Randall L. Calvert will be named the Thomas F. Eagleton University Professor of Public Affairs & Political Science
I am pleased to tell you that Randall L. Calvert is to be named the Thomas F. Eagleton University Professor of Public Affairs & Political Science. A formal installation will be held on February 18, 2003.
Professor Calvert received a B.S. in Mathematical Analysis in the Social Sciences from the University of Kentucky in 1975 and the Ph.D. in Social Science from the California Institute of Technology in 1980. He joined the faculty of Arts & Sciences at Washington University as Professor of Political Science in October 1999, having also served here as Assistant Professor, 1979-85 and Associate Professor, 1985-87. Before returning to Washington University, he was Don Alonzo Watson Professor of Political Science at the University of Rochester, serving as Department Chair there from 1991-1996.

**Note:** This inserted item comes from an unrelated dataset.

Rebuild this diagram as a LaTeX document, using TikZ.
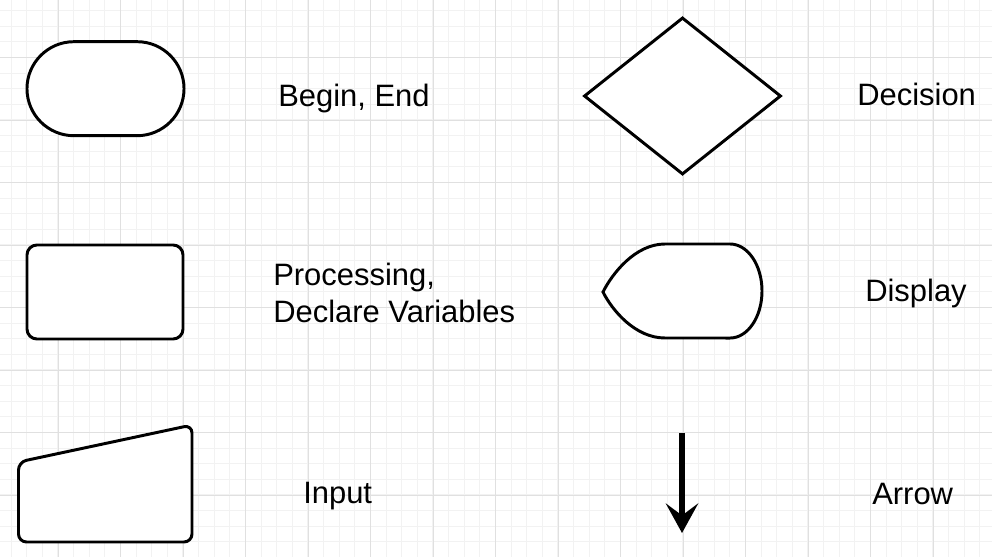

His research focuses on positive political theory and on American politics. He is the author of Models of Imperfect Information in Politics (1986) and of journal articles on positive theory and on American legislative and electoral politics in the American Political Science Review, the American Journal of Political Science, and elsewhere. In the past decade, his published research has concentrated especially on game-theoretic general models of leadership and social institutions. His current research and teaching focus is on processes of political communication and argument and on American constitutional politics. He is co-editor of the Cambridge University Press series The Political Economy of Institutions and Decisions and of the interdisciplinary journal Economics and Politics.
The Thomas F. Eagleton University Professorship in Public Affairs & Political Science was established in 1985 to celebrate the long years of service that Senator Eagleton provided to the people of Missouri, upon his coming home to our community and to a faculty position at Washington University. The inaugural holder of the chair, Senator Eagleton held the professorship until he was named professor emeritus in 2001.